授業方法/Method of instruction
 Course Powerを利用し、オンデマンド形式で行う。パワーポイントをもとに作成した授業映像と配布資料を使用して、講義形式で授業を進める。授業映像と配布資料は毎回授業時間(金曜4限)開始までには閲覧可能な状態にとなるよう、担当者の方で準備を行う。実際の授業では、理解の助けとすべく、画像・映像資料も可能な限り使用する予定である。なお、教科書は利用しない。参考文献は授業内で適宜紹介する。
成績評価方法/Evaluation
1 レポート Report 60%  レポートの作成・提出を必須とする。現段階では、授業の内容を踏まえた形でテーマを数点設定し、そのうちのひとつを選び、担当者が準備した参考文献を参照してもらいながらレポートを作成してもらうことを想定している。詳細は授業内で指示する。

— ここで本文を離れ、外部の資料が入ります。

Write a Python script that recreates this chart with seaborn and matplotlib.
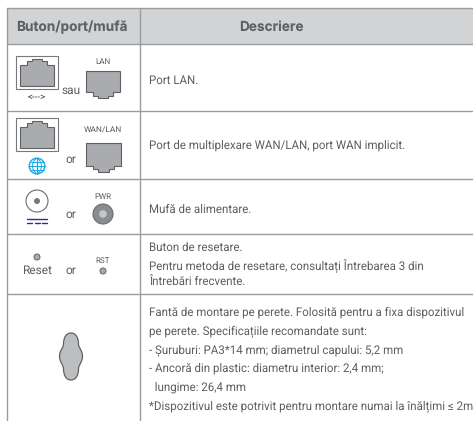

2 平常点 In-class Points 40%  ①各回の授業時に提示する課題、②授業に関する感想・質問・疑問、この2点について、授業映像視聴後にcourse power経由で提出してもらう。これら2点の提出をもって授業の出席と見なすとともに、評価に加えていく。提出物に関するフィードバックは、原則としてその次の回の授業の冒頭で行う。課題未提出の回(欠席)が一定の割合を超えた学生に関しては、レポート提出があっても成績評価の対象から除外するので、注意すること。
メッセージ/Message
 イラン・西アジアをはじめとした中東地域の歴史や文化に興味を持ち、授業に主体的に取り組む意志のある学生さんの受講を歓迎します。